Robert Allenby has once again declared himself the victim as his original account of his Hawaii ordeal becomes shrouded in yet more controversy
Robert Allenby has once again declared himself the victim as his original account of his Hawaii ordeal becomes shrouded in yet more controversy.
The 43-year-old maintains he was kidnapped from a wine bar, robbed and dumped in a car park six miles away following a missed cut at the Sony Open in Hawaii.
But, since then, eye-witness reports have surfaced stating Allenby was unconscious on the pavement shortly after leaving the Amuse Wine Bar with two men and a woman he claims not to recognise.
This occured after he’d been separated from the caddy and friend he’d originally gone out with.
According to a Golf Channel report, the Australian was then seen at a strip-club about a mile from the wine bar, where he and his ‘friends’ racked up a $3,400 bill.
Then, about 1am, he wound up on the same pavement and was described by two homeless men, who’d also seen him the first time, as ‘beyond drunk’ and ‘totally blitz’.

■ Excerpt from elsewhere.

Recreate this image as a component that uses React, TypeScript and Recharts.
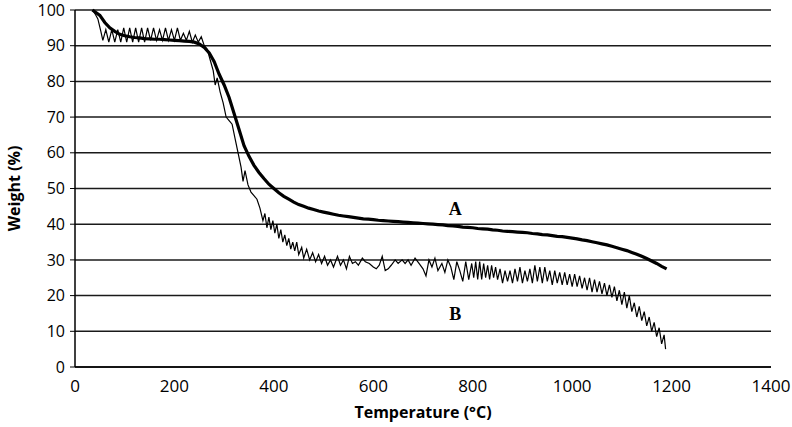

The two men claim they witnessed Allenby stumble, fall and hit his head on a rock.
Sticking to his guns
But Allenby moved to clear his name ahead of the Waste Managament Phoenix Open, even though he admits there’s a two-and-a-half hour period where he has no memory.
“There’s definitely been a lot of confusion, but I think the number one thing you should all remember is that my story stays exactly the same as the way I told it,” he said.
“I told you what I knew, and I told you what someone told me. I never lied to anyone.
“From about 11.06 pm to about 1.13am, I have no memory in my brain, I have nothing.
“I can’t tell you how frustrating that is because we all want to know the truth, we all want to get to the bottom of it.
“There’s no way in the world what I drank could do what was done to me, not a chance in the world.”
While there does seem to be some evidence to bolster Allenby’s story – the three unknown people he left the wine bar with, for example – it’s hard to accept as absolute when he can’t remember anything from a significant portion of the evening.
I’d also like to know what happened to the caddy and friend he’d gone out for dinner with after they became separated, and why they didn’t look for Allenby?
What’s more, he clearly didn’t wake up in a car park six miles away – as per his original account – and nothing has surfaced about the car he was purportedly thrown from.
And, where is the military man from the first story who helped Allenby back to his hotel?
But, as Allenby says: “There’s an investigation going on to what did happen on that Friday night.
“The authorities are doing their absolute best. We’re hoping in the near future that something will be reported, and that we will definitely get to the bottom of it.”
Whilst there’s a lot of conjecture and interpretation surrounding what actually happened, without concrete evidence of robbery and assault, and with record of payments made from Allenby’s card in a strip-club, it seems his original account has more than one hole in it.